Schmyhal fordert von der Bundesregierung auch mehr Luftabwehrsysteme sowie weitere finanzielle Hilfe, neue Sanktionen gegen Russland und eine Einstufung russischer Kriegsverbrechen als Völkermord.

Neuer Botschafter in Berlin bekannt gegeben

Unmittelbar vor seinem Besuch wurde eine Personalentscheidung bekannt, über die schon seit längerem spekuliert wurde. Die Ukraine benannte offiziell den Nachfolger des derzeitigen Botschafters in Deutschland, Andrij Melnyk. Olexij Makejew, der derzeitige Sanktionsbeauftragte der Regierung in Kiew soll den Posten übernehmen.
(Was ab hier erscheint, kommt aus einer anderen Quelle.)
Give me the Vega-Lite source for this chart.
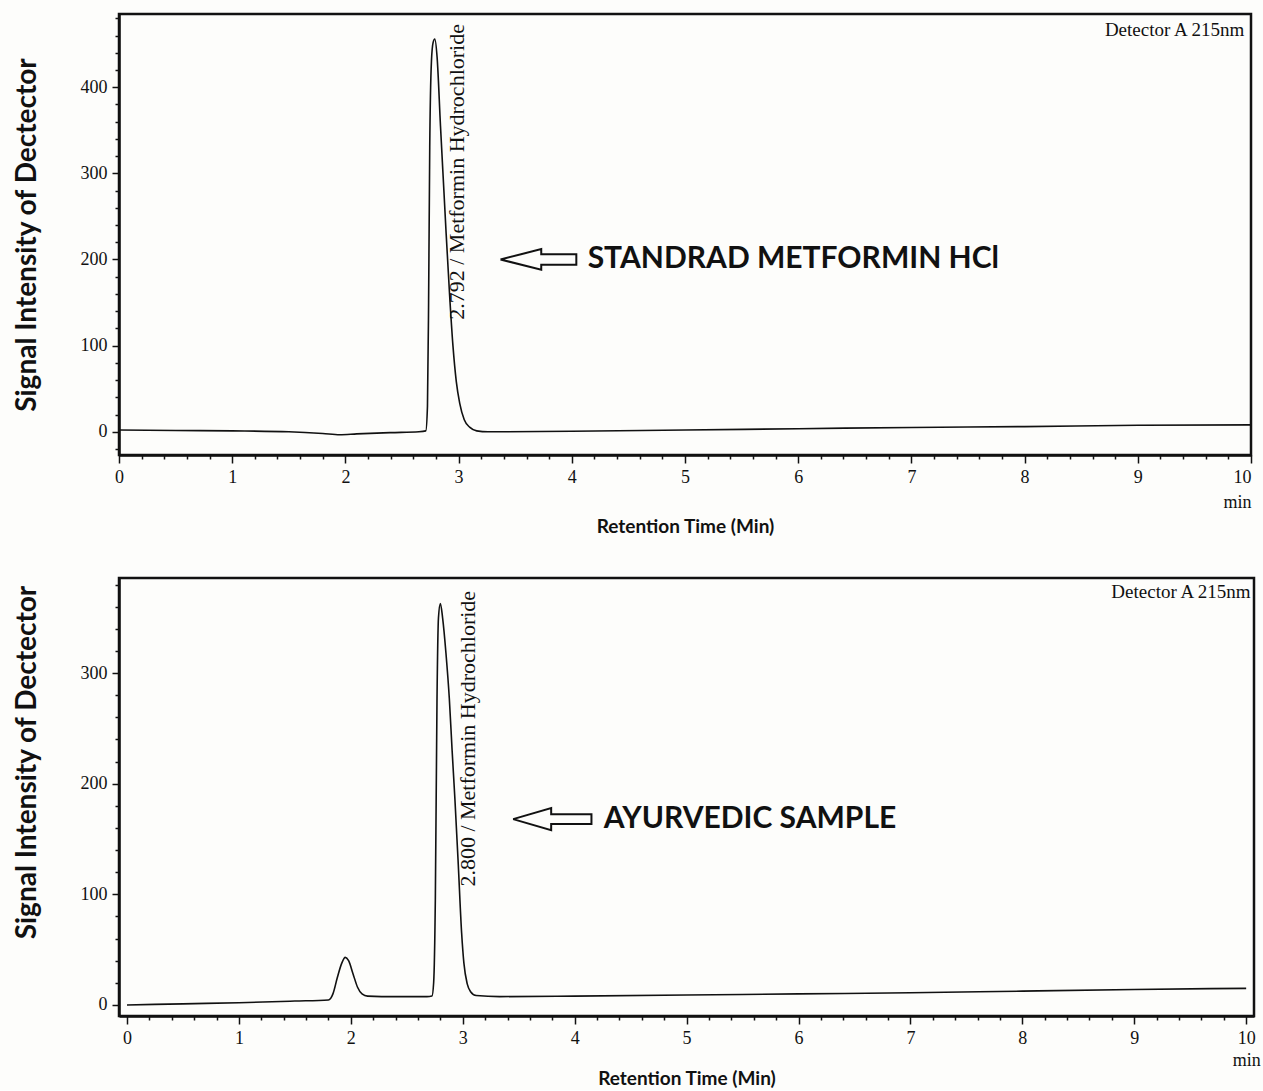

Der deutsche Bundespräsident Frank-Walter Steinmeier habe auf Ersuchen der ukrainischen Regierung bereits seine Zustimmung erteilt, teilte das Auswärtige Amt auf Anfrage mit. Der ukrainische Präsident Wolodymyr Selenskij hatte den amtierenden Botschafter Melnyk Mitte Juli von seinem Posten abberufen. Geplant ist, dass Melnyk am 14. Oktober Deutschland verlässt und einen Posten im ukrainischen Außenministerium annimmt. Melnyk hatte sich nicht erst seit Beginn des russischen Angriffskrieges gegen die Ukraine mit oft harter Kritik an der deutschen Bundesregierung einen Namen gemacht.